Not all DMs do much of that, though. For instance, I'm more interested in my players giving their PCs detailed personalities, than what two letters are on their sheet. A human in the real world rarely falls within a single alignment with their behavior, and will often have narrow aspects that even fall into opposing alignments. Take a serial killer driven through some psychological flaw to kill certain people. Outside of that one horrific aspect, he might be a fine upstanding person. That's an extreme example, but most people have many such lesser examples riddled throughout their personalities.

I have the world at large respond to the PC's actions and I really don't care what letters they have down for alignment. If they come across one of the rare artifacts where alignment matters, I'll have to make a judgment about their general behavior to see if it matches up, but outside of those rare instances, the players are the ones that decide what their PCs do.
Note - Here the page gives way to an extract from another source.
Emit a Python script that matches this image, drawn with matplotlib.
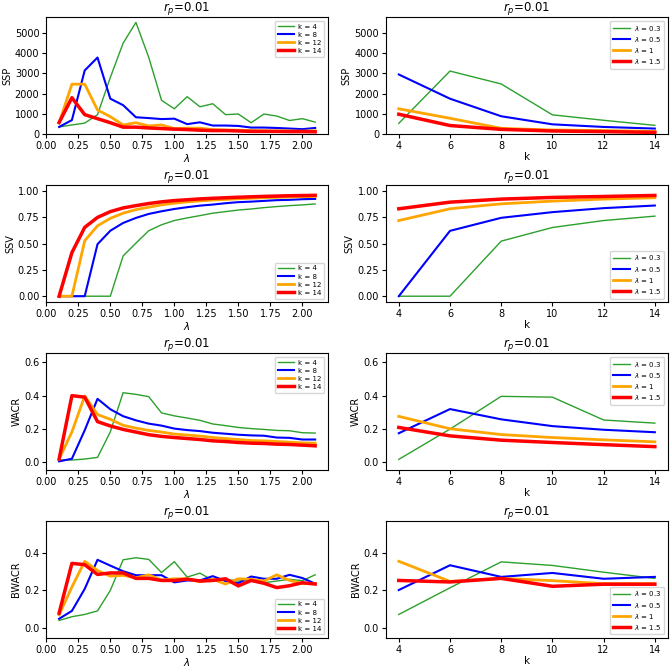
import numpy as np
import matplotlib
matplotlib.use('Agg')
from matplotlib import pyplot as plt

lam = [0.1, 0.2, 0.3, 0.4, 0.5, 0.6, 0.7, 0.8, 0.9, 1.0, 1.1,
       1.2, 1.3, 1.4, 1.5, 1.6, 1.7, 1.8, 1.9, 2.0, 2.1]
ks = [4, 6, 8, 10, 12, 14]

k_labels = ['k = 4', 'k = 8', 'k = 12', 'k = 14']
lam_labels = [r'$\lambda$ = 0.3', r'$\lambda$ = 0.5', r'$\lambda$ = 1', r'$\lambda$ = 1.5']

# SSP vs lambda (k = 4, 8, 12, 14)
ssp_k4 = [350, 450, 540, 960, 2800, 4500, 5530, 3800, 1670, 1250, 1850,
          1350, 1500, 960, 990, 560, 990, 890, 670, 760, 590]
ssp_k8 = [350, 690, 3150, 3790, 1750, 1430, 830, 790, 740, 760, 490,
          580, 420, 420, 400, 320, 320, 300, 270, 240, 300]
ssp_k12 = [550, 2470, 2470, 1190, 860, 450, 560, 400, 450, 270, 290,
           290, 220, 200, 190, 170, 160, 150, 150, 140, 160]
ssp_k14 = [570, 1800, 960, 760, 560, 340, 340, 300, 270, 240, 220,
           190, 170, 170, 150, 130, 130, 130, 120, 120, 110]

# SSP vs k (lambda = 0.3, 0.5, 1, 1.5)
ssp_l03 = [530, 3120, 2480, 950, 680, 430]
ssp_l05 = [2950, 1750, 880, 480, 350, 270]
ssp_l1 = [1250, 780, 280, 200, 170, 130]
ssp_l15 = [980, 420, 230, 150, 120, 80]

# SSV vs lambda
ssv_k4 = [0, 0, 0, 0, 0, 0.383, 0.505, 0.623, 0.68, 0.72, 0.745,
          0.767, 0.79, 0.805, 0.82, 0.83, 0.843, 0.853, 0.862, 0.869, 0.878]
ssv_k8 = [0, 0, 0, 0.495, 0.623, 0.697, 0.745, 0.783, 0.808, 0.83, 0.847,
          0.862, 0.872, 0.885, 0.895, 0.9, 0.907, 0.914, 0.917, 0.923, 0.926]
ssv_k12 = [0, 0, 0.527, 0.67, 0.741, 0.79, 0.824, 0.847, 0.869, 0.885, 0.898,
           0.907, 0.915, 0.921, 0.927, 0.932, 0.937, 0.941, 0.944, 0.947, 0.95]
ssv_k14 = [0, 0.415, 0.655, 0.75, 0.805, 0.84, 0.862, 0.882, 0.898, 0.91, 0.918,
           0.926, 0.932, 0.937, 0.942, 0.946, 0.95, 0.953, 0.956, 0.958, 0.96]

# SSV vs k
ssv_l03 = [0, 0, 0.524, 0.654, 0.72, 0.762]
ssv_l05 = [0, 0.622, 0.746, 0.8, 0.838, 0.863]
ssv_l1 = [0.72, 0.832, 0.879, 0.905, 0.924, 0.937]
ssv_l15 = [0.832, 0.895, 0.924, 0.94, 0.949, 0.959]

# WACR vs lambda
wacr_k4 = [0.01, 0.01, 0.016, 0.026, 0.18, 0.417, 0.407, 0.393, 0.295, 0.277, 0.264,
           0.25, 0.228, 0.218, 0.207, 0.2, 0.195, 0.189, 0.187, 0.175, 0.173]
wacr_k8 = [0.002, 0.018, 0.19, 0.38, 0.317, 0.275, 0.25, 0.23, 0.218, 0.2, 0.191,
           0.185, 0.175, 0.169, 0.163, 0.159, 0.157, 0.146, 0.144, 0.134, 0.134]
wacr_k12 = [0.016, 0.18, 0.397, 0.285, 0.256, 0.22, 0.203, 0.189, 0.179, 0.167, 0.161,
            0.155, 0.146, 0.14, 0.134, 0.128, 0.126, 0.122, 0.118, 0.114, 0.112]
wacr_k14 = [0.016, 0.399, 0.39, 0.242, 0.216, 0.195, 0.179, 0.163, 0.153, 0.146, 0.14,
            0.134, 0.126, 0.122, 0.116, 0.112, 0.11, 0.106, 0.104, 0.1, 0.096]

# WACR vs k
wacr_l03 = [0.014, 0.197, 0.395, 0.39, 0.252, 0.233]
wacr_l05 = [0.172, 0.318, 0.256, 0.215, 0.193, 0.178]
wacr_l1 = [0.274, 0.199, 0.164, 0.146, 0.132, 0.12]
wacr_l15 = [0.207, 0.156, 0.13, 0.116, 0.103, 0.091]

# BWACR vs lambda
bwacr_k4 = [0.04, 0.06, 0.072, 0.091, 0.2, 0.363, 0.374, 0.365, 0.295, 0.353, 0.271,
            0.292, 0.253, 0.259, 0.25, 0.252, 0.241, 0.25, 0.259, 0.252, 0.283]
bwacr_k8 = [0.049, 0.091, 0.208, 0.363, 0.332, 0.302, 0.281, 0.281, 0.281, 0.243, 0.253,
            0.253, 0.276, 0.25, 0.239, 0.274, 0.262, 0.262, 0.283, 0.266, 0.236]
bwacr_k12 = [0.07, 0.218, 0.355, 0.306, 0.276, 0.28, 0.267, 0.283, 0.255, 0.262, 0.262,
             0.246, 0.259, 0.234, 0.262, 0.259, 0.25, 0.283, 0.253, 0.236, 0.236]
bwacr_k14 = [0.079, 0.344, 0.337, 0.285, 0.293, 0.293, 0.264, 0.264, 0.253, 0.253, 0.26,
             0.25, 0.253, 0.262, 0.224, 0.253, 0.238, 0.215, 0.225, 0.241, 0.234]

# BWACR vs k
bwacr_l03 = [0.072, 0.214, 0.352, 0.333, 0.297, 0.264]
bwacr_l05 = [0.202, 0.334, 0.272, 0.293, 0.262, 0.272]
bwacr_l1 = [0.355, 0.248, 0.264, 0.252, 0.236, 0.236]
bwacr_l15 = [0.253, 0.245, 0.264, 0.222, 0.233, 0.233]

colors = ['tab:green', 'blue', 'orange', 'red']
widths = [1, 1.5, 2, 2.5]

rows = [
    ('SSP', [ssp_k4, ssp_k8, ssp_k12, ssp_k14], [ssp_l03, ssp_l05, ssp_l1, ssp_l15],
     (0, 5780), 'upper right', [0, 1000, 2000, 3000, 4000, 5000]),
    ('SSV', [ssv_k4, ssv_k8, ssv_k12, ssv_k14], [ssv_l03, ssv_l05, ssv_l1, ssv_l15],
     (-0.055, 1.055), 'lower right', [0, 0.25, 0.5, 0.75, 1.0]),
    ('WACR', [wacr_k4, wacr_k8, wacr_k12, wacr_k14], [wacr_l03, wacr_l05, wacr_l1, wacr_l15],
     (-0.05, 0.655), 'upper right', [0, 0.2, 0.4, 0.6]),
    ('BWACR', [bwacr_k4, bwacr_k8, bwacr_k12, bwacr_k14], [bwacr_l03, bwacr_l05, bwacr_l1, bwacr_l15],
     (-0.053, 0.568), 'lower right', [0, 0.2, 0.4]),
]

fig, axes = plt.subplots(4, 2, figsize=(6.71, 6.68), dpi=100)
plt.subplots_adjust(left=0.069, right=0.995, top=0.974, bottom=0.045,
                    wspace=0.206, hspace=0.44)


def style(ax, name, ylim, yt, loc):
    ax.set_ylabel(name, fontsize=7)
    ax.set_title(r'$r_p$=0.01', fontsize=8.5, pad=4)
    ax.set_ylim(*ylim)
    ax.set_yticks(yt)
    ax.tick_params(labelsize=7, length=3, pad=2)
    ax.legend(loc=loc, fontsize=5, labelspacing=0.3, handlelength=2.4,
              borderpad=0.4, handletextpad=0.6)
    ax.xaxis.labelpad = 1
    ax.yaxis.labelpad = 2


for i, (name, left_series, right_series, ylim, loc, yt) in enumerate(rows):
    ax = axes[i, 0]
    for ys, c, lw, lab in zip(left_series, colors, widths, k_labels):
        ax.plot(lam, ys, color=c, lw=lw, label=lab)
    ax.set_xlabel(r'$\lambda$', fontsize=7.5)
    ax.set_xticks(np.arange(0, 2.01, 0.25))
    style(ax, name, ylim, yt, loc)

    ax = axes[i, 1]
    for ys, c, lw, lab in zip(right_series, colors, widths, lam_labels):
        ax.plot(ks, ys, color=c, lw=lw, label=lab)
    ax.set_xlabel('k', fontsize=7.5)
    ax.set_xticks(ks)
    style(ax, name, ylim, yt, loc)

plt.savefig('out.png', dpi=100)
Alignment in my game is primarily a tool for me. I have too many monsters and NPCs for me to give all or even most of them detailed personalities. I'll do it for the few important ones, but for the rest it's alignment only or alignment plus a quirk or two.
 

Maxperson

Morkus from Orkus
And Jafar can't be LE because he doesn't respect law and order in any way. He just wants power and will basically do anything to get it. NE at best?
Except that he does, because he uses the law to get that power. A NE person wouldn't bother with the law if it was in his way. Were Jafar NE, he would have just killed the Sultan and taken over.